Rare Earth Minerals: China’s Got ‘em, We Want More

Rare Earth Minerals: China’s Got ‘em, We Want More

President Obama’s move last week to pursue a WTO case against China, whatever the merits of the U.S. argument, is at the least badly timed and is possibly a mistake altogether.

We are all for an amicable, equitable relationship with China. But as the Chinese reduce their production and exports of rare earth metals, which America depends upon—wham! We head for the World Trade Organization as quickly as we can get there and with as many allies as we can gather.  It is a misguided move.

RELATED: Commodity Crunch: The Race for Rare Earth

For one thing, it is going to take several years for this case to make its way through the WTO’s councils and procedures, and by then the supply-and-demand picture is likely to have changed to the West’s advantage. For another, while Obama is following a long tradition of China-bashing when elections are near, this time the moment coincides with a delicate shift in power China’s top ranks. Suing China for relief on a trade matter this year risks a very undesirable impact on the overall relationship with a new generation of Chinese leaders.

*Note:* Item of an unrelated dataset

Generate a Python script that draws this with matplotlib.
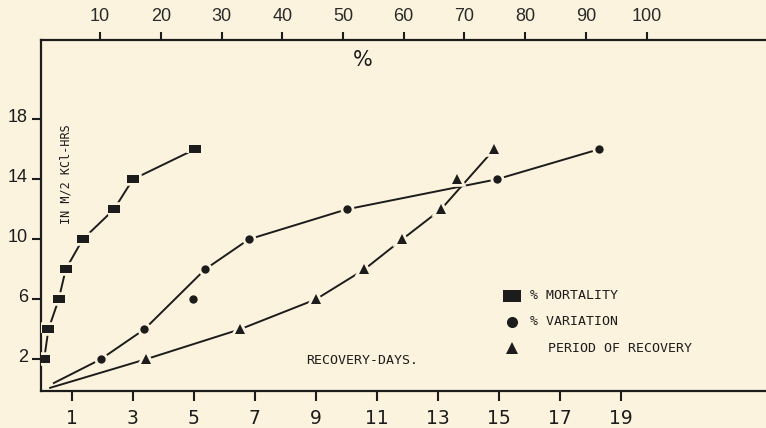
import matplotlib.pyplot as plt
import matplotlib.transforms as mtransforms

# y levels shared by all three series (IN M/2 KCl-HRS)
levels = [2, 4, 6, 8, 10, 12, 14, 16]

# % mortality (read against the top % axis)
mortality_pct = [0.8, 1.5, 3.2, 4.35, 7.15, 12.3, 15.4, 25.6]
# % variation (top % axis)
variation_pct = [10.1, 17.3, 25.3, 27.3, 34.5, 50.6, 75.3, 92.1]
# period of recovery (bottom days axis)
recovery_days = [3.42, 6.51, 9.0, 10.59, 11.83, 13.1, 13.62, 14.84]

# hand drawn trend curves through the points
mort_line_x = mortality_pct
mort_line_y = levels
var_line_x = [2.4, 10.1, 17.3, 27.3, 34.5, 50.6, 75.3, 92.1]
var_line_y = [0.42, 2, 4, 8, 10, 12, 14, 16]
rec_line_x = [0.29, 3.42, 6.51, 9.0, 10.59, 11.83, 13.1, 14.84]
rec_line_y = [0.1, 2, 4, 6, 8, 10, 12, 16]

day_ticks = [1, 3, 5, 7, 9, 11, 13, 15, 17, 19]
pct_ticks = [10, 20, 30, 40, 50, 60, 70, 80, 90, 100]
y_ticks = [2, 6, 10, 14, 18]

legend_labels = ["% MORTALITY", "% VARIATION", "PERIOD OF RECOVERY"]

bg = '#fcf3de'
ink = '#1c1c1c'
W, H = 766, 428

fig = plt.figure(figsize=(W / 100, H / 100), dpi=100)
fig.patch.set_facecolor(bg)
ax = fig.add_axes([41 / W, (H - 391) / H, 725 / W, 351 / H])
ax.set_facecolor(bg)
ax.set_xlim(-0.01, 23.75)
ax.set_ylim(-0.113, 23.29)

top = ax.twiny()
top.set_xlim(0.28, 119.64)

for a in (ax, top):
    for s in a.spines.values():
        s.set_color(ink)
        s.set_linewidth(1.6)
    a.spines['right'].set_visible(False)
ax.spines['top'].set_visible(False)
top.spines['bottom'].set_visible(False)
top.spines['left'].set_visible(False)

ax.set_xticks(day_ticks)
ax.set_xticklabels([str(d) for d in day_ticks], family=['Liberation Sans Narrow', 'DejaVu Sans'],
                   fontsize=13.5, color=ink)
ax.tick_params(axis='x', direction='out', length=7, width=1.5, pad=6, color=ink)
ax.set_yticks(y_ticks)
ax.set_yticklabels([str(v) for v in y_ticks], family=['Liberation Sans', 'DejaVu Sans'],
                   fontsize=13, color=ink)
ax.tick_params(axis='y', direction='out', length=6.5, width=1.5, pad=3, color=ink)
for lbl in ax.get_yticklabels():
    lbl.set_transform(lbl.get_transform() + mtransforms.ScaledTranslation(0, 3 / 72, fig.dpi_scale_trans))

top.set_xticks(pct_ticks)
top.set_xticklabels([str(p) for p in pct_ticks], family=['Liberation Sans', 'DejaVu Sans'],
                    fontsize=13, color='#2a2a2a')
top.tick_params(axis='x', direction='out', length=5.8, width=1.5, pad=4.8, color=ink)

rect = [(-1, -0.65), (1, -0.65), (1, 0.65), (-1, 0.65), (-1, -0.65)]
lw = 1.4

# trend lines
top.plot(mort_line_x, mort_line_y, color=ink, lw=lw, zorder=2)
top.plot(var_line_x, var_line_y, color=ink, lw=lw, zorder=2)
ax.plot(rec_line_x, rec_line_y, color=ink, lw=lw, zorder=2)

# data points: a background halo first so the lines break near them, then the mark
series = [
    (mortality_pct, rect, 8, top.transData),
    (variation_pct, 'o', 6, top.transData),
    (recovery_days, '^', 7.2, ax.transData),
]
for xs, m, ms, tr in series:
    top.plot(xs, levels, ls='none', marker=m, ms=ms, color=bg, mec=bg, mew=4,
             zorder=3, transform=tr)
    top.plot(xs, levels, ls='none', marker=m, ms=ms, color=ink, mew=0,
             zorder=4, transform=tr)

# legend drawn by hand
def px(x, y):
    return (x - 41) / 725, (391 - y) / 351

mono = ['DejaVu Sans Mono']
leg_markers = [(rect, 12.5), ('o', 8), ('^', 9)]
leg_rows = [295.7, 321.7, 348]
leg_text_x = [530, 530, 548]
for (m, ms), ry, tx, lab in zip(leg_markers, leg_rows, leg_text_x, legend_labels):
    ax.plot(*px(512, ry), marker=m, ms=ms, color=ink, mew=0, transform=ax.transAxes, clip_on=False)
    ax.text(*px(tx, ry), lab, transform=ax.transAxes, ha='left', va='center',
            family=mono, fontsize=9.5, color=ink)

ax.text(*px(306, 360), "RECOVERY-DAYS.", transform=ax.transAxes, ha='left', va='center',
        family=mono, fontsize=9.5, color=ink)
ax.text(*px(363, 60), "%", transform=ax.transAxes, ha='center', va='center',
        fontsize=15, color=ink)
ax.text(*px(66, 174), "IN M/2 KCl-HRS", transform=ax.transAxes, ha='center', va='center',
        rotation=90, family=mono, fontsize=8.5, color=ink)

fig.savefig("out.png", dpi=100, facecolor=bg)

“It’s all politics,” says Marshall Auerback, a global strategist at Madison Street Partners, an investment management firm in Denver. “Obama wants to show he’s being tough on trade when the real problem is he lacks a fiscal policy right at home that is directed toward employment growth.”

True enough, China has long served as an effective distraction from a politician’s shortcomings. But it is not quite all politics: We have to leave a little room for hypocrisy. Mining for rare earth materials is a gritty affair, and if you have seen the huge scars the industry leaves behind you will know what I mean.

One of the reasons China has given for restraining both production and exports is to improve its environmental record badly needs improving. The other reason is to keep the industry sustainable, which is sensible enough.

“China can’t win with the Americans,” Auerback adds. “We accuse them of polluting their way to prosperity, but then we say, ‘No, you can’t control a very dirty business.’”

The rare earths case has been simmering for some time. It involves minerals that are essential in producing high-technology products as cellular telephones, electric cars, and wind turbines. There are 17 of them, they have names such as cerium, europium, and dysprosium, and they are, as advertised, hard to find. At the moment, China provides about 90 percent of the world’s supply.

China has been doing the West’s dirty work. …China now wants “to join the buy side.”

China began limiting exports of rare earth minerals in 2006, primarily by capping production and imposing export quotas on domestic companies mining them. The U.S. alleges that Beijing is also systematically requiring foreign companies that use rare earth substances in their products to relocate factories to the mainland—an allegation it has yet to prove.

The first thing wrong with this picture is the fallacy that China enjoys a “near monopoly”—the favored phrase in the news accounts—on rare earth production. It enjoys nothing of the kind. China accounts for less than half of the world’s proven reserves. Production elsewhere has fallen off partly because prices did, too, and partly because it is among the less welcome enterprises in advanced countries.

In effect, China has been doing the West’s dirty work. Two months ago, two Chinese rare earth specialists told a conference in Vancouver that China now wants “to join the buy side.”

This is plausible—and, of course, it is just what the U.S. nags China to do more or less daily. Molycorp, a mining firm based just outside of Denver, has just reopened a rare earths mine in California that formerly met most of the world’s demand. (One can hardly imagine what it looks like.) Other companies are opening mines in Australia, South Africa, Canada, and Wyoming.

Why? Because prices for rare earth elements spiked by as much as 50 percent in the last decade, according to the Defense Department, and that reflects China’s policy to limit production and sales. By the end of this decade, production outside China is expected tomatch China’s output, which was about 130,000 metric tonnes last year.

“It’s all a function of price,” says a Washington official who cannot be named because he is unauthorized to discuss the topic. “If the Chinese made a mistake, it was in letting the price get high enough that others will start investing elsewhere.”

There are a couple of “take homes” in this affair. The rare earths case demonstrates clearly enough that China remains highly mercantile in its economic outlook and policies. “If China would simply let the market work on its own,” a frustrated Obama said last week. But let the innocent cast the first stone. Japan was highly mercantilist for most of the postwar period; the U.S. was until well into the 20th century. What China is doing is the tried and true path to development—tried by nearly every modern nation.

In addition, we should watch just what is happening in China’s rare earths mining industry. Beijing is now lending four state-owned mining companies funds to buy up all the smaller players. This tells us that another state-controlled industry is on the way.

China’s current five-year plan calls for a shift to consumption-led growth and away from state-led capitalism. If employment goes even slightly soft, that may not happen as swiftly as China intended when it announced the plan a year ago. “There’s nothing like a state-owned enterprise to get the jobs going,” the Washington official said.